» Your instructions: The lines to extract run from the first line of the material below to the line containing "import plotly.graph_objects as go", both included; leave the pictures behind.

» Recorded information:
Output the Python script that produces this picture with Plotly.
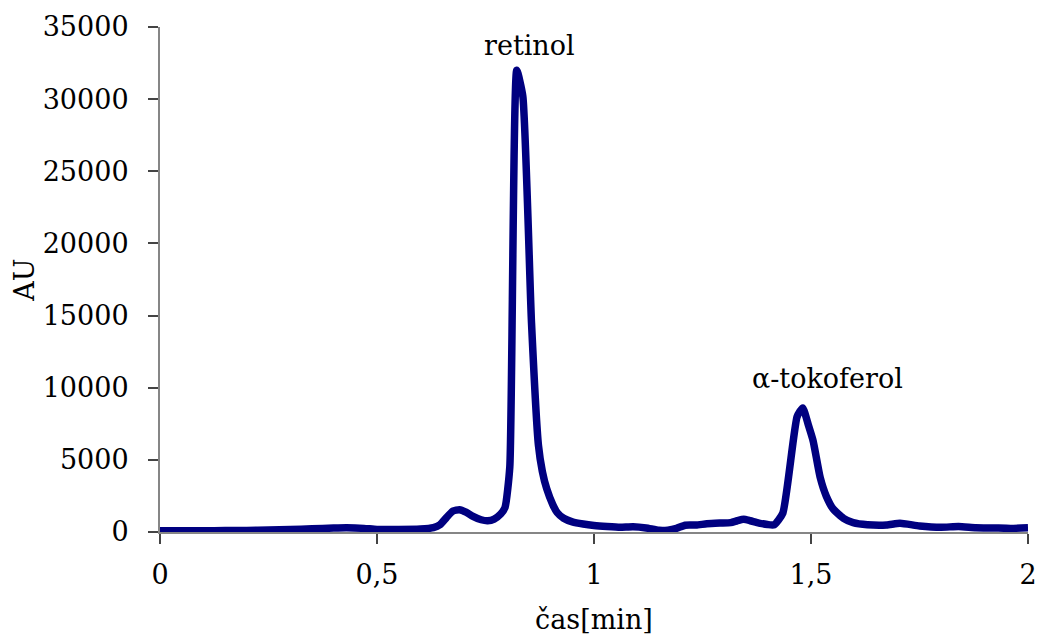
import plotly.graph_objects as go

time_min = [0, 0.05, 0.1, 0.15, 0.2, 0.25, 0.3, 0.35, 0.4, 0.43, 0.47, 0.5, 0.55, 0.6,
            0.63, 0.645, 0.66, 0.675, 0.69, 0.705, 0.72, 0.74, 0.755, 0.77, 0.785, 0.795,
            0.806, 0.822, 0.836, 0.856, 0.872, 0.881, 0.891, 0.905, 0.915, 0.93, 0.95,
            0.975, 1.0, 1.03, 1.06, 1.09, 1.12, 1.15, 1.17, 1.19, 1.21, 1.235, 1.26,
            1.29, 1.315, 1.33, 1.345, 1.36, 1.38, 1.4, 1.415, 1.435, 1.468, 1.481,
            1.494, 1.505, 1.521, 1.535, 1.551, 1.575, 1.597, 1.63, 1.674, 1.705, 1.75,
            1.8, 1.84, 1.88, 1.92, 1.96, 2.0]
signal_au = [80, 80, 90, 100, 110, 130, 170, 220, 270, 290, 250, 180, 170, 200,
             300, 500, 1000, 1450, 1550, 1380, 1100, 850, 780, 900, 1250, 1700,
             4500, 32000, 30200, 14500, 6000, 4200, 3000, 1900, 1350, 950, 700,
             550, 450, 380, 330, 360, 280, 120, 130, 250, 470, 480, 570,
             620, 650, 780, 880, 780, 620, 520, 500, 1300, 8000, 8600,
             7400, 6300, 3800, 2500, 1600, 950, 650, 500, 480, 600, 420,
             330, 380, 300, 280, 250, 290]

x_tickvals = [0, 0.5, 1, 1.5, 2]
x_ticktext = ["0", "0,5", "1", "1,5", "2"]
y_tickvals = [0, 5000, 10000, 15000, 20000, 25000, 30000, 35000]

peak_labels = ["retinol", "α-tokoferol"]
peak_label_x = [0.852, 1.539]
peak_label_y = [33750, 10670]

FONT = "DejaVu Serif"
FS = 27

fig = go.Figure()
fig.add_trace(go.Scatter(
    x=time_min, y=signal_au, mode="lines",
    line=dict(color="#000080", width=7.5, shape="spline", smoothing=0.5),
    hoverinfo="skip", showlegend=False,
))

for t, lx, ly in zip(peak_labels, peak_label_x, peak_label_y):
    fig.add_annotation(x=lx, y=ly, text=t, showarrow=False,
                       font=dict(family=FONT, size=FS, color="#000000"))

axis_common = dict(
    showgrid=False, zeroline=False, showline=True, linecolor="#868686", linewidth=2,
    ticks="outside", ticklen=10, tickwidth=1.5, tickcolor="#444444",
    tickfont=dict(family=FONT, size=FS, color="#000000"),
    automargin=False,
)

fig.update_layout(
    width=1039, height=635,
    margin=dict(l=160, r=11, t=27, b=103),
    paper_bgcolor="white", plot_bgcolor="white",
    showlegend=False,
    xaxis=dict(range=[0, 2], tickvals=x_tickvals, ticktext=x_ticktext,
               ticklabelstandoff=8,
               title=dict(text="čas[min]", font=dict(family=FONT, size=FS, color="#000000"),
                          standoff=22),
               **axis_common),
    yaxis=dict(range=[0, 35000], tickvals=y_tickvals, tickformat="d",
               ticklabelstandoff=14,
               title=dict(text="AU", font=dict(family=FONT, size=FS, color="#000000"),
                          standoff=0),
               **axis_common),
)

fig.write_html("out.html")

» Result of this task:
Output the Python script that produces this picture with Plotly.
import plotly.graph_objects as go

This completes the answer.